The spread of the Zika virus across tropical Southeast Asia is likely to be significantly under-reported as local health authorities fail to conduct adequate screening, regional experts said on Monday.
International travel hub Singapore confirmed 41 locally transmitted cases of the mosquito-borne virus on Sunday and said it anticipated more, raising fears about how quickly it could disperse throughout the region.
Other parts of Southeast Asia have reported dozens of cases of Zika, which in Brazil has been linked to thousands of suspected cases of microcephaly, a rare birth defect, but there are fears the true numbers are masked.
"Zika is under-reported and under-diagnosed," Khin Myint, head of the emerging virus research unit at Indonesia's government-funded Eijkman Institute, told Reuters. "We find many cases are not presented in hospitals because it's a relatively mild disease with mild symptoms and people are not going to doctors."
The World Health Organization (WHO) lists Indonesia, Thailand, the Philippines and Vietnam as countries with "possible endemic transmission or evidence of local mosquito-borne Zika infections in 2016."
But the Jakarta-based Eijkman Institute, the main body testing for Zika in Indonesia, said it tested only 1,000 people in the past year - a tiny number in Southeast Asia's most populous country.
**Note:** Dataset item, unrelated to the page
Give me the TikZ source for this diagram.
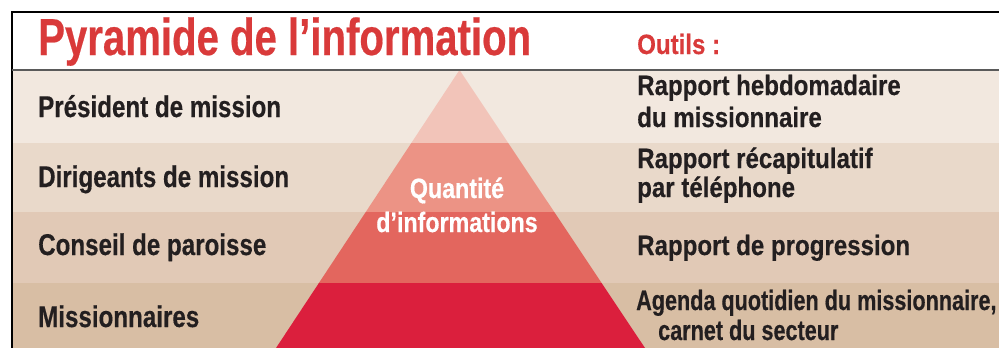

It found just one positive case, despite reports that Zika is prevalent in the country.
Thailand has recorded the highest number of cases in the region at almost 100 infected people across 10 provinces this year.
"Thailand's surveys have not been thorough enough," said Kriengsak Limkittikul, assistant professor at the Department of Tropical Medicine at Mahidol University in Bangkok, noting that people without symptoms are often not tested. "Screening is inadequate in other countries in the region, too, where health authorities are ill-equipped to test," he said.
Vietnam has recorded three cases of Zika infection, all locally-transmitted, while Cambodia has reported seven cases.
Hong Kong confirmed its first case of Zika on Friday, in a woman who had traveled to the Caribbean.
A major difficulty is that while Zika can cause mild fever, a rash and red eyes, an estimated 80 percent of people infected have no symptoms.
There is no vaccine or treatment for Zika, which is a close cousin of dengue and chikungunya and is transmitted by mosquito. There have also been a small number of cases of sexual transmission reported in the United States and elsewhere.
MIXED RESPONSE
Some countries in the region began ramping up protective measures following the outbreak in Singapore.
Muhamad Subuh, a senior Indonesian health ministry official, said authorities are "in the process of stepping up health checks at main airports and ports, including in Batam," the island closest to Singapore.
Indonesia introduced thermal scanners at airports targeting arrivals from Singapore over the weekend, and plans to roll them out to ports. Authorities are also handing out printed warnings to all incoming passengers, noting Zika has an incubation period of around 10 days before presenting any symptoms.
Malaysian Health Minister Subramaniam Sathasivam said travelers who enter Johor Bahru, where up to 200,000 people commute daily to and from Singapore, will go through thermal screening at border checkpoints. People crossing in private vehicles will not be scanned but handed a pamphlet detailing the symptoms and asking them to report to authorities if they develop those.
Malaysia is also stepping up vector control mechanisms including fogging and larvicidal spraying in Johor Bharu.
"What we can do as a country comes down to how well we control our vectors, and at this point of time, dengue is still a bigger problem than Zika because people can die from dengue," Subramaniam said.
Other countries were not responding so quickly.
In Thailand, the Department of Disease Control said it was screening athletes returning from the Olympic Games in Brazil, but otherwise not changing its prevention methods. Vietnam and Cambodia made no immediate changes to their border controls.
"Different countries have different economic and political situations and it's not that they don't want to screen the virus, but they don't have the resources and capacity to do it at this stage," said Jasper Fuk-Woo Chan, a clinical assistant professor at the Carol Yu Centre for Infection at the University of Hong Kong.